Negosiasi berlangsung alot hingga akhirnya disepakati uang muka sebesar Rp150 juta. Transaksi pun dilakukan di Hotel Furaya. Begitu uang berpindah tangan, tim kepolisian langsung bergerak cepat.

"Begitu transaksi selesai, pelaku kami amankan di tempat. Uang Rp150 juta dijadikan barang bukti," kata Sunhot.

Selain uang tunai, polisi juga menyita dua ponsel, laptop, printer, kartu ATM, serta dokumen kerja sama dan kartu anggota ormas PETIR.

Keesokan harinya, penggeledahan di rumah pelaku di kawasan Umban Sari, Rumbai, mengungkap tumpukan surat “klarifikasi” ke berbagai perusahaan.
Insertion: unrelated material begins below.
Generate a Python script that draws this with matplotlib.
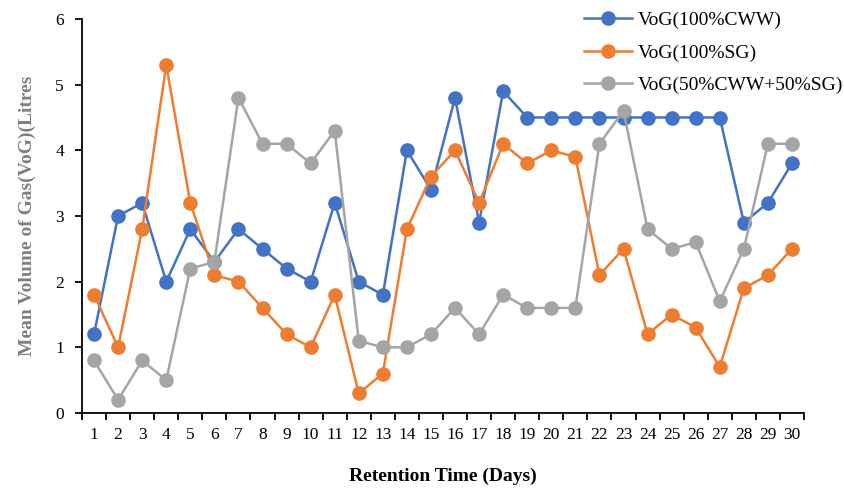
import numpy as np
import matplotlib
matplotlib.use('Agg')
import matplotlib.pyplot as plt

# Dados
days = list(range(1, 31))
vog_cww = [1.2, 3.0, 3.2, 2.0, 2.8, 2.3, 2.8, 2.5, 2.2, 2.0, 3.2, 2.0, 1.8, 4.0, 3.4,
           4.8, 2.9, 4.9, 4.5, 4.5, 4.5, 4.5, 4.5, 4.5, 4.5, 4.5, 4.5, 2.9, 3.2, 3.8]
vog_sg = [1.8, 1.0, 2.8, 5.3, 3.2, 2.1, 2.0, 1.6, 1.2, 1.0, 1.8, 0.3, 0.6, 2.8, 3.6,
          4.0, 3.2, 4.1, 3.8, 4.0, 3.9, 2.1, 2.5, 1.2, 1.5, 1.3, 0.7, 1.9, 2.1, 2.5]
vog_mix = [0.8, 0.2, 0.8, 0.5, 2.2, 2.3, 4.8, 4.1, 4.1, 3.8, 4.3, 1.1, 1.0, 1.0, 1.2,
           1.6, 1.2, 1.8, 1.6, 1.6, 1.6, 4.1, 4.6, 2.8, 2.5, 2.6, 1.7, 2.5, 4.1, 4.1]
labels = ['VoG(100%CWW)', 'VoG(100%SG)', 'VoG(50%CWW+50%SG)']

plt.rcParams['font.family'] = ['Liberation Serif', 'DejaVu Serif']

fig = plt.figure(figsize=(8.44, 4.91), dpi=100)
ax = fig.add_axes([82/844, 1 - 413/491, (804 - 82)/844, (413 - 19)/491])

cores = ['#4472C4', '#ED7D31', '#A5A5A5']
for serie, cor, nome in zip([vog_cww, vog_sg, vog_mix], cores, labels):
    ax.plot(days, serie, color=cor, marker='o', markersize=9.5, linewidth=1.8, label=nome)

ax.set_xlim(0.5, 30.5)
ax.set_ylim(0, 6)
ax.set_yticks(range(0, 7))
ax.set_xticks(days)
ax.set_xticklabels([str(d) for d in days])
ax.set_xticks(np.arange(0.5, 31, 1), minor=True)
ax.tick_params(axis='x', which='major', length=0, labelsize=12.5, pad=10)
ax.tick_params(axis='x', which='minor', length=5, width=1.3)
ax.tick_params(axis='y', length=5, width=1.3, labelsize=12.5, pad=8)

for s in ['top', 'right']:
    ax.spines[s].set_visible(False)
for s in ['left', 'bottom']:
    ax.spines[s].set_linewidth(1.3)

ax.set_ylabel('Mean Volume of Gas(VoG)(Litres', fontsize=14, fontweight='bold',
              color='#7f7f7f', labelpad=14)
ax.set_xlabel('Retention Time (Days)', fontsize=14, fontweight='bold', labelpad=18)

ax.legend(loc='upper left', bbox_to_anchor=(572/844, 1.0), bbox_transform=fig.transFigure,
          frameon=False, fontsize=14, handlelength=2.5, handletextpad=0.3,
          labelspacing=0.75, borderaxespad=0.2)

plt.savefig('out.png', dpi=100)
Semuanya berisi pola serupa: permintaan klarifikasi yang bernada tekanan.

"Kami temukan indikasi kuat modus ini digunakan untuk menekan perusahaan agar memberikan uang," jelas Sunhot.

Polisi kini menelusuri kemungkinan praktik serupa ke 14 perusahaan lain di Riau. "Kasus ini murni pemerasan, tidak ada kaitannya dengan isu lain. Kami pastikan tidak benar ada kerja sama PETIR dengan Polda," tegas Sunhot.

JS dijerat Pasal 369 KUHP tentang tindak pidana pemerasan, dengan ancaman hukuman empat tahun penjara.

Kasus ini tak hanya menyeret individu JS, tapi juga mengguncang keberadaan ormas PETIR.

Direktur Ormas Kemendagri, Budi Arwan, menyatakan jika terbukti melakukan pemerasan atau kekerasan, maka badan hukum ormas dapat dicabut.

"Tindakan seperti ini bisa menjadi dasar pembubaran, sesuai Pasal 59 ayat (3) huruf c Undang-Undang Nomor 17 Tahun 2013 tentang Ormas," tegasnya.

Sementara itu, Febri dari Kanwil Kemenkumham Riau menegaskan bahwa PETIR merupakan ormas resmi yang terdaftar sejak 31 Agustus 2021, dengan pembaruan izin terakhir 5 November 2024. Namun kini, rekomendasi pencabutan izin tengah disiapkan.

"Kami nilai tindakan ini telah menyimpang dari tujuan organisasi," kata Febri.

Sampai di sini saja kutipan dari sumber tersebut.